El catequista, que era delgado y tenía voz de campana vieja, nos hablaba de misterios. El misterio de la Santísima Trinidad, el misterio de la Encarnación, el misterio del pecado original. Todos eran “misterios” —una palabra que al principio me intrigaba, como si fueran parte de una novela de detectives—, pero que pronto aprendí que no se buscaba resolver, sino aceptar. Si uno preguntaba por qué Dios castigó a toda la humanidad por culpa de Adán y Eva, la respuesta era siempre la misma: un suspiro resignado y un “Es un misterio, y los misterios se aceptan con fe”. Yo asentía, pero por dentro sentía la comezón de una duda que no encontraba dónde rascar.
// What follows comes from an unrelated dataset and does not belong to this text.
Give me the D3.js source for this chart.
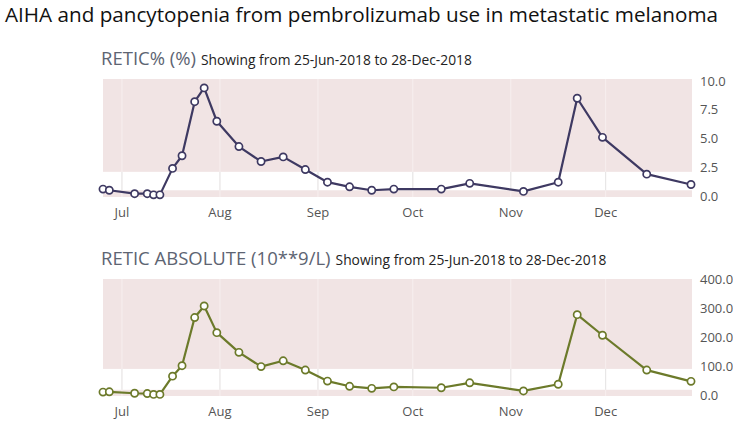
<!DOCTYPE html>
<html>
<head>
<meta charset="utf-8">
<script src="https://cdn.jsdelivr.net/npm/d3@7"></script>
<style>
  html, body { margin: 0; padding: 0; background: #ffffff; }
  svg { display: block; }
</style>
</head>
<body>
<svg id="chart" width="733" height="423"></svg>
<script>
// ---------- DATA ----------
const chartTitle = "AIHA and pancytopenia from pembrolizumab use in metastatic melanoma";
const rangeText = "Showing from 25-Jun-2018 to 28-Dec-2018";
const domainStart = "2018-06-25";
const domainEnd = "2018-12-28";
const monthTicks = ["2018-07-01", "2018-08-01", "2018-09-01", "2018-10-01", "2018-11-01", "2018-12-01"];
const monthLabels = ["Jul", "Aug", "Sep", "Oct", "Nov", "Dec"];

const sampleDates = [
  "2018-06-25", "2018-06-27", "2018-07-05", "2018-07-09", "2018-07-11", "2018-07-13",
  "2018-07-17", "2018-07-20", "2018-07-24", "2018-07-27", "2018-07-31", "2018-08-07",
  "2018-08-14", "2018-08-21", "2018-08-28", "2018-09-04", "2018-09-11", "2018-09-18",
  "2018-09-25", "2018-10-10", "2018-10-19", "2018-11-05", "2018-11-16", "2018-11-22",
  "2018-11-30", "2018-12-14", "2018-12-28"
];

const reticPctTitle = "RETIC% (%)";
const reticPct = [0.6, 0.5, 0.2, 0.2, 0.1, 0.1, 2.4, 3.5, 8.2, 9.4, 6.5, 4.3, 3.0, 3.4, 2.3, 1.2, 0.8, 0.5, 0.6, 0.6, 1.1, 0.4, 1.2, 8.5, 5.1, 1.9, 1.0];
const reticPctTicks = [0, 2.5, 5, 7.5, 10];
const reticPctNormal = [0.5, 2.1];

const reticAbsTitle = "RETIC ABSOLUTE (10**9/L)";
const reticAbs = [10, 11, 6, 5, 2, 2, 65, 101, 267, 307, 215, 147, 98, 118, 86, 48, 30, 23, 28, 25, 42, 14, 37, 277, 206, 86, 47];
const reticAbsTicks = [0, 100, 200, 300, 400];
const reticAbsNormal = [18, 90];

// ---------- DRAW ----------
const svg = d3.select("#chart");
const parse = d3.timeParse("%Y-%m-%d");

svg.append("text")
  .attr("x", 5).attr("y", 22)
  .attr("font-family", "'Open Sans', sans-serif")
  .attr("font-size", 20.5)
  .attr("fill", "#111")
  .attr("textLength", 713)
  .attr("lengthAdjust", "spacingAndGlyphs")
  .text(chartTitle);

const x = d3.scaleTime()
  .domain([parse(domainStart), parse(domainEnd)])
  .range([103, 691]);

const plotLeft = 103, plotRight = 692;

function panel(cfg) {
  const g = svg.append("g");
  const y = d3.scaleLinear().domain([cfg.ticks[0], cfg.ticks[cfg.ticks.length - 1]]).range([cfg.y0, cfg.y1]);

  // titles
  const t = g.append("text")
    .attr("x", 101).attr("y", cfg.titleY)
    .attr("font-family", "'Open Sans', sans-serif");
  t.append("tspan").attr("font-size", 18.5).attr("fill", "#5d6472").text(cfg.title);
  t.append("tspan").attr("font-size", 13.8).attr("fill", "#222").attr("dx", 5).text(rangeText);

  // background (abnormal = pink), normal band white
  g.append("rect")
    .attr("x", plotLeft).attr("y", cfg.top)
    .attr("width", plotRight - plotLeft).attr("height", cfg.bottom - cfg.top)
    .attr("fill", "#f1e4e4");
  g.append("rect")
    .attr("x", plotLeft).attr("y", y(cfg.normal[1]))
    .attr("width", plotRight - plotLeft).attr("height", y(cfg.normal[0]) - y(cfg.normal[1]))
    .attr("fill", "#ffffff");

  // vertical grid lines
  const ticks = monthTicks.map(parse);
  g.selectAll("line.gp").data(ticks).enter().append("line")
    .attr("x1", d => x(d)).attr("x2", d => x(d))
    .attr("y1", cfg.top).attr("y2", cfg.bottom)
    .attr("stroke", "#f7efef").attr("stroke-width", 1);
  g.selectAll("line.gw").data(ticks).enter().append("line")
    .attr("x1", d => x(d)).attr("x2", d => x(d))
    .attr("y1", y(cfg.normal[1])).attr("y2", y(cfg.normal[0]))
    .attr("stroke", "#e6e6e6").attr("stroke-width", 1);

  // x labels
  g.selectAll("text.xl").data(ticks).enter().append("text")
    .attr("x", d => x(d)).attr("y", cfg.xLabelY)
    .attr("text-anchor", "middle")
    .attr("font-family", "'Open Sans', sans-serif")
    .attr("font-size", 13).attr("fill", "#555")
    .text((d, i) => monthLabels[i]);

  // y labels
  g.selectAll("text.yl").data(cfg.ticks).enter().append("text")
    .attr("x", 700).attr("y", d => y(d))
    .attr("dy", "0.35em")
    .attr("font-family", "'Open Sans', sans-serif")
    .attr("font-size", 13).attr("fill", "#555")
    .text(d => d3.format(".1f")(d));

  // line + points
  const pts = sampleDates.map((d, i) => ({ d: parse(d), v: cfg.values[i] }));
  g.append("path")
    .datum(pts)
    .attr("fill", "none")
    .attr("stroke", cfg.color).attr("stroke-width", 2.2)
    .attr("stroke-linejoin", "round")
    .attr("d", d3.line().x(p => x(p.d)).y(p => y(p.v)));
  g.selectAll("circle").data(pts).enter().append("circle")
    .attr("cx", p => x(p.d)).attr("cy", p => y(p.v))
    .attr("r", 3.6)
    .attr("fill", "#fff").attr("stroke", cfg.color).attr("stroke-width", 1.7);
}

panel({
  title: reticPctTitle, values: reticPct, ticks: reticPctTicks, normal: reticPctNormal,
  color: "#3e3962", titleY: 65, top: 79, bottom: 197, y0: 196, y1: 81, xLabelY: 217
});
panel({
  title: reticAbsTitle, values: reticAbs, ticks: reticAbsTicks, normal: reticAbsNormal,
  color: "#6c7a2a", titleY: 265, top: 279, bottom: 396, y0: 395, y1: 279, xLabelY: 416
});
</script>
</body>
</html>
Después del catecismo venían las clases para ser acólito, en la sacristía con olor a cera fría y madera antigua. Allí, el padre Justo —un hombre de cejas tupidas y mirada que parecía juzgar incluso cuando sonreía— nos hacía ensayar el Confiteor, el Agnus Dei, el Dominus vobiscum. Todo en latín, lengua que nos sonaba a piedra seca, sin sentido ni música. Recitábamos como loros entrenados, sin entender ni una sola palabra. A veces uno se equivocaba y decía “spíritu tuó” en vez de “spíritu tuo”, y el padre hacía un gesto de desaprobación, con sus intimidantes cejas, que nos hacía esconder la cabeza entre los hombros. Yo repetía los sonidos como un conjuro antiguo, esperando que, al repetirlos lo suficiente, pudieran algún día revelarme su contenido. Pero no. Nunca lo hicieron.
Un día nos hablaron de los pecados capitales. Eran siete, como los enanitos, pero nada tenían de simpáticos. La lujuria, por ejemplo, era un concepto tan lejano para nosotros como la bolsa de valores. La envidia sí la entendíamos, por supuesto. La gula un poco. Pero la pereza era más confusa: ¿era pecado quedarse en cama cuando uno estaba cansado? ¿Y qué decir de la ira? ¿Cómo que uno no podía enojarse? Las virtudes, en cambio, parecían siempre fuera de nuestro alcance: templanza, caridad, prudencia, diligencia (¿diligencia…?) Palabras grandes, brilantes, como ventanas por las que nunca sabríamos mirar.
De todos modos había algo. Algo en el incienso que se elevaba en la misa como una plegaria sin forma, algo en el eco de nuestros pasos en el templo vacío, algo en la luz que se filtraba por las vidrieras y teñía de azul y rojo nuestras manos infantiles. Había una belleza inexplicable, una promesa que parecía susurrarse entre los mármoles y las velas. Algo que no entendíamos, pero que, durante un instante, creíamos sentir.
Con los años, dejé de asistir. Tanto misterio incomprensible, tanta monotonia de repetir palabras a las que no encontraba sentido, me aburrió soberanamente. El latín se volvió un eco lejano —aunque aún aparece en mis recuerdos, como una vieja canción cuya letra se me quedó grabada— y los misterios ya no me pedían aceptación, sino respuestas. Respuestas que nunca llegaron.
A veces me recuerdo, pequeño y confundido, saliendo del catecismo con el peso de los pecados no cometidos sobre los hombros y la sensación de estar siendo estrechamente vigilado. Pero era un niño, y antes de haber avanzado un par de cuadras, ya me había olvidado de todo y volvía a ser el mismo despreocupado pecador de siempre.
Hoy no queda fe, si es que alguna vez la hubo. Y eso no me hace mejor ni peor que antes. Solo un poco más libre. Libre de imaginarios castigos, de culpas heredadas, de promesas incomprensibles. Incluso, hasta del miedo.